Strewn 'Two Vines' Riesling Gewurztraminer 2006 This is a VQA Niagara Peninsula blend that's a really great partner for spicy Asian dishes or spicy barbecued chicken. It has enough sweetness to deal with spiciness and refreshing crispness to deal with barbecue sauce. Alcohol 10.6 per cent; $10.95 (467662).
Oyster Bay Chardonnay 2006 A quite delicious Chardonnay from New Zealand. Look for good fruit flavours (peach, pear, hints of tropical) with really good balance. This is an excellent partner to grilled pork tenderloin or herbed roast chicken. Alcohol 13.5 per cent; $18.15 (326728).

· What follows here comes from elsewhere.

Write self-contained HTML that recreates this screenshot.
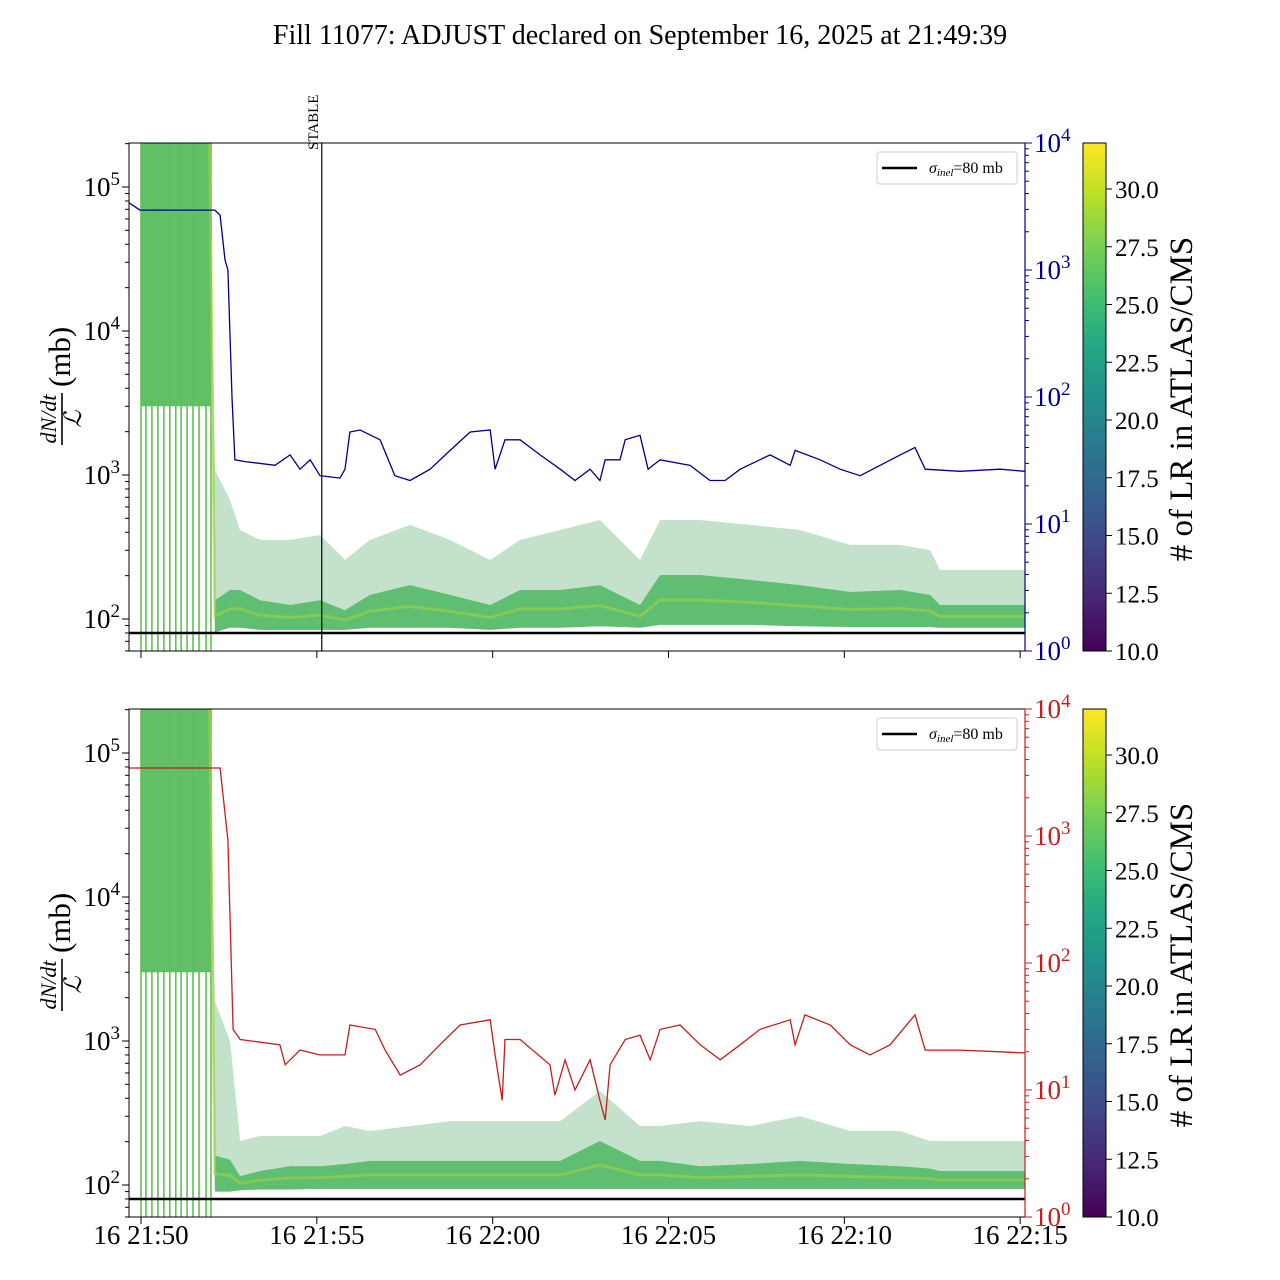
<!DOCTYPE html>
<html><head><meta charset="utf-8"><style>
html,body{margin:0;padding:0;background:#fff}
svg{display:block;font-family:"Liberation Serif",serif}
</style></head><body>
<svg id="chart" width="1280" height="1280" xmlns="http://www.w3.org/2000/svg">
<defs>
<linearGradient id="viridis" x1="0" y1="1" x2="0" y2="0">
<stop offset="0" stop-color="#440154"/><stop offset="0.1" stop-color="#482475"/><stop offset="0.2" stop-color="#414487"/><stop offset="0.3" stop-color="#355f8d"/><stop offset="0.4" stop-color="#2a788e"/><stop offset="0.5" stop-color="#21918c"/><stop offset="0.6" stop-color="#22a884"/><stop offset="0.7" stop-color="#44bf70"/><stop offset="0.8" stop-color="#7ad151"/><stop offset="0.9" stop-color="#bddf26"/><stop offset="1" stop-color="#fde725"/>
</linearGradient>
<clipPath id="clipTop"><rect x="129" y="143" width="896" height="508"/></clipPath>
<clipPath id="clipBot"><rect x="129" y="709" width="896" height="508"/></clipPath>
</defs>
<text x="640" y="44" font-size="28" text-anchor="middle">Fill 11077: ADJUST declared on September 16, 2025 at 21:49:39</text>
<g id="layer"></g>
</svg>
<script>
// time in minutes after 21:50
const wallT=[0,0.14,0.31,0.48,0.65,0.82,0.99,1.14,1.31,1.48,1.65,1.85,1.99];
const bandT=[1.95,2.1,2.53,2.82,3.38,4.24,5.09,5.8,6.51,7.65,8.79,9.93,10.78,11.92,13.05,14.19,14.76,15.9,17.32,18.74,20.17,21.59,22.44,22.72,25.14];
const topHi=[200000,1084,670,415,354,354,383,257,354,450,354,257,354,415,487,257,487,487,450,415,327,327,301,219,219];
const topMid=[200000,135,159,159,135,125,135,115,147,172,147,125,159,159,172,125,202,202,187,172,154,159,147,125,125];
const topLo=[200000,81,87,87,84,84,84,84,87,87,87,84,87,87,89,87,91,91,91,89,88,88,88,87,87];
const botHi=[200000,1897,1000,202,219,219,219,257,237,257,278,278,278,278,450,257,257,278,257,301,237,237,202,202,202];
const botMid=[200000,160,150,115,125,135,135,140,147,147,147,147,147,147,202,147,147,135,140,147,140,135,130,125,125];
const botLo=[200000,90,90,92,93,93,94,94,94,94,94,94,94,94,94,94,94,94,94,94,94,94,94,94,94];
const blueT=[-0.34,-0.03,2.1,2.25,2.39,2.47,2.59,2.67,2.96,3.81,4.24,4.52,4.81,5.09,5.66,5.8,5.94,6.23,6.8,7.22,7.65,8.22,8.79,9.36,9.93,10.07,10.35,10.78,11.35,11.92,12.34,12.77,13.05,13.2,13.62,13.77,14.19,14.42,14.76,15.61,16.18,16.61,17.04,17.89,18.46,18.6,19.31,19.88,20.45,21.02,21.59,22.01,22.3,23.29,24.43,25.14];
const blueV=[3390,2960,2960,2700,1200,1000,95,32,31,29,35,27,32,24,23,27,53,55,46,24,22,27,38,53,55,27,46,46,35,27,22,27,22,32,32,46,50,27,32,29,22,22,27,35,29,38,32,27,24,29,35,40,27,26,27,26];
const redT=[-0.34,2.25,2.47,2.62,2.82,3.95,4.1,4.52,5.09,5.8,5.94,6.66,6.94,7.37,7.94,8.5,9.07,9.93,10.07,10.27,10.35,10.78,11.63,11.77,12.06,12.34,12.77,13.05,13.2,13.34,13.77,14.19,14.48,14.76,15.33,15.9,16.47,17.04,17.6,18.46,18.6,18.88,19.6,20.17,20.73,21.3,22.01,22.3,23.29,24.43,25.14];
const redV=[3430,3430,930,30,25,22.7,15.8,20.6,18.9,18.9,32.5,30,20.6,13.1,15.8,22.7,32.5,35.7,18.9,8.3,25,25,15.8,9.1,17.3,10,17.3,8.3,5.8,15.8,25,27,17.3,30,32.5,22.7,17.3,22.7,30,35.7,22.7,39,32.5,22.7,18.9,22.7,39,20.6,20.6,20,19.6];
const xTickT=[0,5,10,15,20,25];
const xTickL=["16 21:50","16 21:55","16 22:00","16 22:05","16 22:10","16 22:15"];
const cbTicks=[10,12.5,15,17.5,20,22.5,25,27.5,30];
const sigmaInel=80;
const stableT=5.14;

const NS="http://www.w3.org/2000/svg";
const layer=document.getElementById('layer');
function mk(tag,attrs,parent){const e=document.createElementNS(NS,tag);for(const k in attrs)e.setAttribute(k,attrs[k]);(parent||layer).appendChild(e);return e;}
const xS=m=>141+m*35.1667;
function yL(v,top){return top+44-(Math.log10(v)-5)*144;}
function yR(v,top){return top+508-Math.log10(v)*127;}

function panel(top,clip,hi,mid,lo,rT,rV,rColor,name,showX){
  const g=mk('g',{'clip-path':'url(#'+clip+')'});
  
  
  const wl=mk('rect',{x:xS(wallT[0]),y:top,width:xS(wallT[wallT.length-1])-xS(wallT[0]),height:yL(3000,top)-top,fill:'#4fb85a',opacity:0.9},g);
  
  
  wallT.forEach((t,i)=>{
    const l=mk('line',{x1:xS(t),x2:xS(t),y1:top,y2:top+508,stroke:i%2?'#5cc05a':'#6abf4b','stroke-width':1.6},g);
    
    
  });
  function bandPath(upper,lower){
    let d='';
    bandT.forEach((t,i)=>{d+=(i?'L':'M')+xS(t).toFixed(1)+','+yL(upper[i],top).toFixed(1);});
    for(let i=bandT.length-1;i>=0;i--)d+='L'+xS(bandT[i]).toFixed(1)+','+yL(lower[i],top).toFixed(1);
    return d+'Z';
  }
  const ob=mk('path',{d:bandPath(hi,lo),fill:'#7dbf8c',opacity:0.45},g);
  
  
  const ib=mk('path',{d:bandPath(mid,lo),fill:'#4db761',opacity:0.85},g);
  
  
  let d2='';bandT.forEach((t,i)=>{d2+=(i?'L':'M')+xS(t).toFixed(1)+','+((yL(mid[i],top)+yL(lo[i],top))/2).toFixed(1);});
  const ml=mk('path',{d:d2,fill:'none',stroke:'#9fd245','stroke-width':3,opacity:0.6},g);
  
  
  const sl=mk('line',{x1:129,x2:1025,y1:yL(sigmaInel,top),y2:yL(sigmaInel,top),stroke:'#000','stroke-width':2.5},g);
  
  
  let d='';rT.forEach((t,i)=>{d+=(i?'L':'M')+xS(t).toFixed(1)+','+yR(rV[i],top).toFixed(1);});
  const rl=mk('path',{d:d,fill:'none',stroke:rColor,'stroke-width':1.3},g);
  
  
  const fr=mk('rect',{x:129,y:top,width:896,height:508,fill:'none',stroke:'#000','stroke-width':1});
  
  
  mk('line',{x1:1025,x2:1025,y1:top,y2:top+508,stroke:rColor,'stroke-width':1.2});
  for(let k=1;k<=5;k++){for(let m=1;m<=9;m++){const v=m*Math.pow(10,k);const y=yL(v,top);if(y<top||y>top+508)continue;
    mk('line',{x1:129,x2:129-(m==1?7:4),y1:y,y2:y,stroke:'#000','stroke-width':1});
    if(m==1){const t=mk('text',{x:120,y:y+9,'font-size':27,'text-anchor':'end'});t.innerHTML='10<tspan dy="-11" font-size="19">'+k+'</tspan>';}}}
  for(let k=0;k<=4;k++){for(let m=1;m<=9;m++){const v=m*Math.pow(10,k);const y=yR(v,top);if(y<top-0.5||y>top+508.5)continue;
    mk('line',{x1:1025,x2:1025+(m==1?7:4),y1:y,y2:y,stroke:rColor,'stroke-width':1});
    if(m==1){const t=mk('text',{x:1034,y:y+9,'font-size':27,fill:rColor});t.innerHTML='10<tspan dy="-11" font-size="19">'+k+'</tspan>';}}}
  xTickT.forEach((t,i)=>{mk('line',{x1:xS(t),x2:xS(t),y1:top+508,y2:top+515,stroke:'#000'});
    if(showX){const tx=mk('text',{x:xS(t),y:top+535,'font-size':27,'text-anchor':'middle'});tx.textContent=xTickL[i];}});
  const yl=mk('g',{transform:'translate(64,'+(top+254)+') rotate(-90)'});
  
  
  const a=mk('text',{x:-22,y:-8,'font-size':22,'font-style':'italic','text-anchor':'middle'},yl);a.textContent='dN/dt';
  mk('line',{x1:-48,x2:4,y1:-2,y2:-2,stroke:'#000','stroke-width':1.6},yl);
  const b=mk('text',{x:-22,y:17,'font-size':24,'font-style':'italic','text-anchor':'middle'},yl);b.textContent='ℒ';
  const c=mk('text',{x:10,y:6,'font-size':31},yl);c.textContent='(mb)';
  const lg=mk('g',{});
  
  
  mk('rect',{x:877,y:top+9,width:140,height:32,rx:3,fill:'#fff',stroke:'#ccc'},lg);
  mk('line',{x1:882,x2:917,y1:top+25,y2:top+25,stroke:'#000','stroke-width':2.5},lg);
  const lt=mk('text',{x:929,y:top+30,'font-size':16},lg);lt.innerHTML='<tspan font-style="italic">σ</tspan><tspan font-size="11" font-style="italic" dy="3">inel</tspan><tspan dy="-3">=80 mb</tspan>';
  const cb=mk('rect',{x:1083,y:top,width:23,height:508,fill:'url(#viridis)',stroke:'#000','stroke-width':1});
  
  
  cbTicks.forEach(v=>{const y=top+508-(v-10)/2.5*57.75;mk('line',{x1:1106,x2:1112,y1:y,y2:y,stroke:'#000'});
    const t=mk('text',{x:1115,y:y+9,'font-size':25});t.textContent=v.toFixed(1);});
  const ct=mk('text',{x:0,y:0,'font-size':33,'text-anchor':'middle',transform:'translate(1192,'+(top+256)+') rotate(-90)'});
  ct.textContent='# of LR in ATLAS/CMS';
  
  
}
panel(143,'clipTop',topHi,topMid,topLo,blueT,blueV,'#00008b','top',false);
panel(709,'clipBot',botHi,botMid,botLo,redT,redV,'#c41e1e','bottom',true);
const st=mk('line',{x1:xS(stableT),x2:xS(stableT),y1:143,y2:651,stroke:'#000','stroke-width':1.2});


const stt=mk('text',{x:0,y:0,'font-size':15,transform:'translate('+(xS(stableT)-4)+',150) rotate(-90)'});
stt.textContent='STABLE';


</script>
</body></html>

Columbia Crest Cabernet Sauvignon 2004 We don't see enough wines from Washington in Ontario. The reds are often excellent, like this Cab that delivers concentrated dark fruit with good spiciness. It's a natural for grilled red meats. Alcohol 13.5 per cent; $15.95 (332320).
Caliterra Cabernet Sauvignon Reserva 2005 A rich Cabernet from Chile that displays complex dark fruit and berry aromas and flavours with spice and pepper notes. It's medium-bodied and goes well with well-seasoned grilled lamb chops. Alcohol 14 per cent; $12.35 (257329).